For Mg(OH)2 deposit characterized by 10% flux decline, dispersion coefficients increased to values of D=49-145 cm2/sec at Re=93-295 in the fouled membrane, and for a deposit characterized by 21% flux decline, dispersion coefficients increased to values of D=80-293 cm2/sec at Re=88-304. Similar trends were obtained in the presence of CaCO3 deposits. For CaCO3 deposit characterized by 7.5% flux decline, dispersion coefficients increased to values of D=39-131 cm2/sec at Re=86-273 in the fouled membrane, and for a deposit characterized by 11% flux decline, dispersion coefficients increased to values of D=57-166 cm2/sec at Re=93-249.

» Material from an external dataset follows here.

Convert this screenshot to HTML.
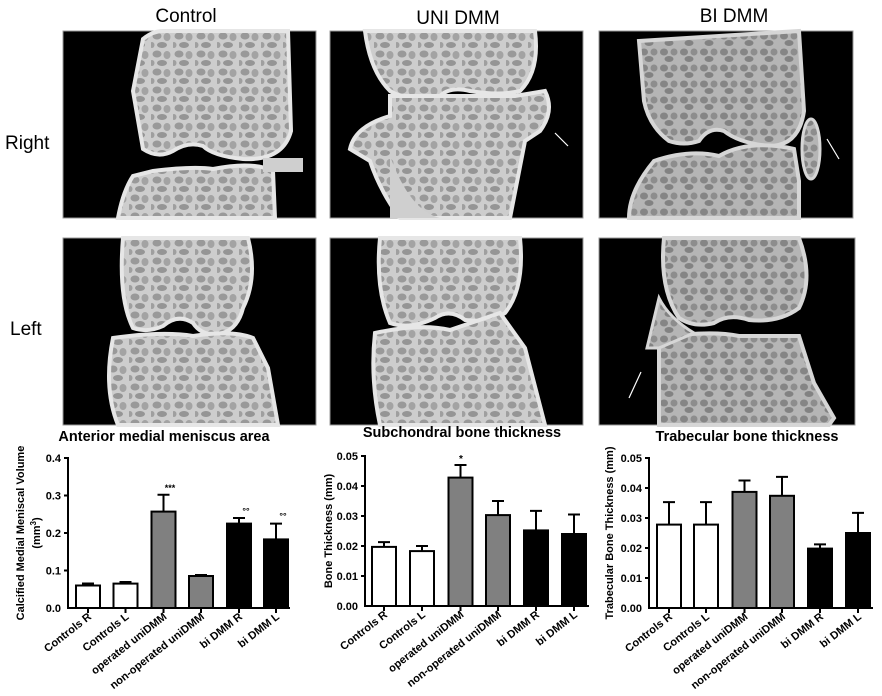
<!DOCTYPE html>
<html><head><meta charset="utf-8"><style>
body{margin:0;background:#fff;}
svg{display:block;font-family:"Liberation Sans",sans-serif;}
.t{font-family:"Liberation Sans",sans-serif;font-size:19px;}
.b{font-weight:bold;font-size:11px;}
.h{font-weight:bold;font-size:14.5px;}
</style></head><body>
<svg width="882" height="696" viewBox="0 0 882 696" xmlns="http://www.w3.org/2000/svg">
<defs>
<pattern id="tr" width="22" height="18" patternUnits="userSpaceOnUse">
<rect width="22" height="18" fill="#cdcdcd"/>
<ellipse cx="6" cy="5" rx="4.5" ry="3.5" fill="#999"/>
<ellipse cx="16" cy="6" rx="3.5" ry="4" fill="#a3a3a3"/>
<ellipse cx="11" cy="14" rx="5" ry="3" fill="#959595"/>
<ellipse cx="1" cy="14" rx="2.5" ry="3" fill="#9f9f9f"/>
</pattern>
<pattern id="tr2" width="20" height="16" patternUnits="userSpaceOnUse">
<rect width="20" height="16" fill="#b5b5b5"/>
<ellipse cx="5" cy="5" rx="4" ry="3.5" fill="#858585"/>
<ellipse cx="15" cy="5" rx="3.5" ry="3.5" fill="#8d8d8d"/>
<ellipse cx="10" cy="12" rx="4.5" ry="3" fill="#828282"/>
</pattern>
</defs>
<rect width="882" height="696" fill="#fff"/>
<text class="t" x="186" y="22" text-anchor="middle">Control</text>
<text class="t" x="458" y="24" text-anchor="middle">UNI DMM</text>
<text class="t" x="734" y="22" text-anchor="middle">BI DMM</text>
<text class="t" x="5" y="149">Right</text>
<text class="t" x="10" y="335">Left</text>

<g transform="translate(63,31)">
<rect width="253" height="187" fill="#000" stroke="#999"/>
<path d="M80,8 Q90,0 100,0 L225,0 L228,100 Q220,130 180,128 Q150,125 140,115 Q125,110 110,120 Q95,128 80,118 L70,60 Z" fill="url(#tr)" stroke="#e6e6e6" stroke-width="4"/>
<path d="M90,140 Q130,135 150,138 Q190,130 210,140 L212,187 L55,187 Q60,160 70,145 Z" fill="url(#tr)" stroke="#e6e6e6" stroke-width="4"/>
<rect x="200" y="127" width="40" height="14" fill="#cfcfcf"/>
</g>
<g transform="translate(330,31)">
<rect width="253" height="187" fill="#000" stroke="#999"/>
<path d="M35,0 L205,0 Q210,40 190,60 Q170,65 140,60 Q120,55 110,65 Q80,72 60,60 Q40,40 35,0 Z" fill="url(#tr)" stroke="#e6e6e6" stroke-width="4"/>
<path d="M60,65 L185,65 L215,60 Q225,80 210,100 L195,110 L180,187 L70,187 Q50,160 40,130 L20,118 Q25,95 60,85 Z" fill="url(#tr)" stroke="#e6e6e6" stroke-width="4"/>
<path d="M60,125 Q80,180 110,187 L60,187 Z" fill="#cfcfcf"/>
<line x1="225" y1="102" x2="238" y2="115" stroke="#fff" stroke-width="1.2"/>
</g>
<g transform="translate(599,31)">
<rect width="254" height="187" fill="#000" stroke="#999"/>
<path d="M40,10 L200,0 L205,80 Q200,115 170,115 Q140,112 125,100 Q110,95 100,110 Q85,115 70,110 Q50,95 45,70 Z" fill="url(#tr2)" stroke="#d6d6d6" stroke-width="4"/>
<path d="M55,130 Q90,118 120,125 Q150,108 195,118 L200,150 L200,187 L30,187 Q30,160 55,130 Z" fill="url(#tr2)" stroke="#d6d6d6" stroke-width="4"/>
<ellipse cx="212" cy="118" rx="9" ry="30" fill="url(#tr2)" stroke="#d6d6d6" stroke-width="3"/>
<line x1="228" y1="108" x2="240" y2="128" stroke="#fff" stroke-width="1.2"/>
</g>
<g transform="translate(63,238)">
<rect width="253" height="187" fill="#000" stroke="#999"/>
<path d="M60,0 L185,0 Q195,40 180,70 Q175,90 160,95 Q140,100 130,85 Q115,75 100,88 Q85,95 70,90 Q55,60 60,0 Z" fill="url(#tr)" stroke="#e6e6e6" stroke-width="4"/>
<path d="M50,100 Q100,93 130,98 Q170,92 190,100 L205,130 L215,187 L55,187 Q40,150 50,100 Z" fill="url(#tr)" stroke="#e6e6e6" stroke-width="4"/>
</g>
<g transform="translate(330,238)">
<rect width="253" height="187" fill="#000" stroke="#999"/>
<path d="M50,0 L190,0 Q195,50 175,75 Q160,85 135,82 Q120,70 105,80 Q80,92 60,85 Q45,50 50,0 Z" fill="url(#tr)" stroke="#e6e6e6" stroke-width="4"/>
<path d="M45,95 Q90,85 120,92 L170,75 L195,110 L215,187 L50,187 Q40,140 45,95 Z" fill="url(#tr)" stroke="#e6e6e6" stroke-width="4"/>
</g>
<g transform="translate(599,238)">
<rect width="256" height="187" fill="#000" stroke="#999"/>
<path d="M65,0 L200,0 Q215,40 200,70 Q180,85 150,82 Q130,75 115,85 Q95,90 80,80 Q60,50 65,0 Z" fill="url(#tr2)" stroke="#d6d6d6" stroke-width="4"/>
<path d="M60,100 Q110,92 140,98 L200,98 L215,145 L235,180 L230,187 L60,187 Z" fill="url(#tr2)" stroke="#d6d6d6" stroke-width="4"/>
<path d="M48,110 L60,60 Q70,80 95,95 L60,110 Z" fill="url(#tr2)" stroke="#d6d6d6" stroke-width="3"/>
<line x1="30" y1="160" x2="42" y2="134" stroke="#fff" stroke-width="1.2"/>
</g>

<g stroke="#000" stroke-width="2" fill="none">
<text class="h" x="164" y="441" text-anchor="middle" fill="#000" stroke="none">Anterior medial meniscus area</text>
<line x1="68" y1="457" x2="68" y2="608"/>
<line x1="67" y1="608" x2="290" y2="608"/>
<line x1="64" y1="458" x2="68" y2="458"/><line x1="64" y1="495.5" x2="68" y2="495.5"/><line x1="64" y1="533" x2="68" y2="533"/><line x1="64" y1="570.5" x2="68" y2="570.5"/>
<rect x="76" y="585.5" width="24" height="22.5" fill="#fff"/>
<rect x="113.5" y="583.6" width="24" height="24.4" fill="#fff"/>
<rect x="151.5" y="511.6" width="24" height="96.4" fill="#808080"/>
<rect x="189" y="576" width="24" height="32" fill="#808080"/>
<rect x="227" y="523.6" width="24" height="84.4" fill="#000"/>
<rect x="264" y="539.4" width="24" height="68.6" fill="#000"/>
<path d="M88,585.5V583.5M82,583.5H94M125.5,583.6V582M119.5,582H131.5M163.5,511.6V494.7M157.5,494.7H169.5M201,576V575M195,575H207M239,523.6V518M233,518H245M276,539.4V523.6M270,523.6H282"/>
<path d="M88,608V613M125.5,608V613M163.5,608V613M201,608V613M239,608V613M276,608V613"/>
</g>
<g class="b" text-anchor="end" fill="#000">
<text x="61" y="462">0.4</text><text x="61" y="499.5">0.3</text><text x="61" y="537">0.2</text><text x="61" y="574.5">0.1</text><text x="61" y="612">0.0</text>
<text x="170" y="491" text-anchor="middle" font-size="9">***</text>
<text x="246" y="514" text-anchor="middle" font-size="9">°°</text>
<text x="283" y="519" text-anchor="middle" font-size="9">°°</text>
<text transform="translate(24,533) rotate(-90)" text-anchor="middle">Calcified Medial Meniscal Volume</text>
<text transform="translate(40,533) rotate(-90)" text-anchor="middle">(mm<tspan dy="-4" font-size="8">3</tspan><tspan dy="4">)</tspan></text>
<text transform="translate(92,618) rotate(-38)">Controls R</text>
<text transform="translate(129.5,618) rotate(-38)">Controls L</text>
<text transform="translate(167.5,618) rotate(-38)">operated uniDMM</text>
<text transform="translate(205,618) rotate(-38)">non-operated uniDMM</text>
<text transform="translate(243,618) rotate(-38)">bi DMM R</text>
<text transform="translate(280,618) rotate(-38)">bi DMM L</text>
</g>

<g stroke="#000" stroke-width="2" fill="none">
<text class="h" x="462" y="437" text-anchor="middle" fill="#000" stroke="none">Subchondral bone thickness</text>
<line x1="365" y1="455" x2="365" y2="606"/>
<line x1="364" y1="606" x2="589" y2="606"/>
<path d="M361,456H365M361,486H365M361,516H365M361,546H365M361,576H365"/>
<rect x="372" y="546.9" width="24" height="59.1" fill="#fff"/>
<rect x="410" y="551.1" width="24" height="54.9" fill="#fff"/>
<rect x="448.5" y="477.6" width="24" height="128.4" fill="#808080"/>
<rect x="486" y="515.1" width="24" height="90.9" fill="#808080"/>
<rect x="524" y="530.4" width="24" height="75.6" fill="#000"/>
<rect x="562" y="534" width="24" height="72" fill="#000"/>
<path d="M384,546.9V542.1M378,542.1H390M422,551.1V546M416,546H428M460.5,477.6V465M454.5,465H466.5M498,515.1V501M492,501H504M536,530.4V510.9M530,510.9H542M574,534V514.5M568,514.5H580"/>
<path d="M384,606V611M422,606V611M460.5,606V611M498,606V611M536,606V611M574,606V611"/>
</g>
<g class="b" text-anchor="end" fill="#000">
<text x="358" y="460">0.05</text><text x="358" y="490">0.04</text><text x="358" y="520">0.03</text><text x="358" y="550">0.02</text><text x="358" y="580">0.01</text><text x="358" y="610">0.00</text>
<text x="461" y="462" text-anchor="middle" font-size="10">*</text>
<text transform="translate(332,531) rotate(-90)" text-anchor="middle">Bone Thickness (mm)</text>
<text transform="translate(388,616) rotate(-38)">Controls R</text>
<text transform="translate(426,616) rotate(-38)">Controls L</text>
<text transform="translate(464.5,616) rotate(-38)">operated uniDMM</text>
<text transform="translate(502,616) rotate(-38)">non-operated uniDMM</text>
<text transform="translate(540,616) rotate(-38)">bi DMM R</text>
<text transform="translate(578,616) rotate(-38)">bi DMM L</text>
</g>

<g stroke="#000" stroke-width="2" fill="none">
<text class="h" x="747" y="441" text-anchor="middle" fill="#000" stroke="none">Trabecular bone thickness</text>
<line x1="649" y1="457" x2="649" y2="608"/>
<line x1="648" y1="608" x2="873" y2="608"/>
<path d="M645,458H649M645,488H649M645,518H649M645,548H649M645,578H649"/>
<rect x="657" y="524.6" width="24" height="83.4" fill="#fff"/>
<rect x="694" y="524.6" width="24" height="83.4" fill="#fff"/>
<rect x="732.5" y="491.9" width="24" height="116.1" fill="#808080"/>
<rect x="770" y="495.8" width="24" height="112.2" fill="#808080"/>
<rect x="808" y="548.6" width="24" height="59.4" fill="#000"/>
<rect x="846" y="533" width="24" height="75" fill="#000"/>
<path d="M669,524.6V502.1M663,502.1H675M706,524.6V502.1M700,502.1H712M744.5,491.9V480.5M738.5,480.5H750.5M782,495.8V476.9M776,476.9H788M820,548.6V544.4M814,544.4H826M858,533V512.9M852,512.9H864"/>
<path d="M669,608V613M706,608V613M744.5,608V613M782,608V613M820,608V613M858,608V613"/>
</g>
<g class="b" text-anchor="end" fill="#000">
<text x="642" y="462">0.05</text><text x="642" y="492">0.04</text><text x="642" y="522">0.03</text><text x="642" y="552">0.02</text><text x="642" y="582">0.01</text><text x="642" y="612">0.00</text>
<text transform="translate(613,533) rotate(-90)" text-anchor="middle">Trabecular Bone Thickness (mm)</text>
<text transform="translate(673,618) rotate(-38)">Controls R</text>
<text transform="translate(710,618) rotate(-38)">Controls L</text>
<text transform="translate(748.5,618) rotate(-38)">operated uniDMM</text>
<text transform="translate(786,618) rotate(-38)">non-operated uniDMM</text>
<text transform="translate(824,618) rotate(-38)">bi DMM R</text>
<text transform="translate(862,618) rotate(-38)">bi DMM L</text>
</g>
</svg>
</body></html>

Another useful indication on the presence of a scale deposit was obtained from the dead volume measurements. For clean membranes, RTD data indicated the absence of a dead volume. Dead volumes were observed in the presence of deposits. In the case of Mg(OH)2 scaling characterized by 21% flow decline, dead volumes amounting to 13-23% were detected at Re=88-304. In the case of CaCO3 scaling characterized by 11% flow decline, dead volumes amounting to 14-23% were detected at Re=93-249.
The results of this research clearly indicate that the RTD technique has a potential for practical application as a simple reliable technique for online detection of incipient scaling in spiral wound RO modules.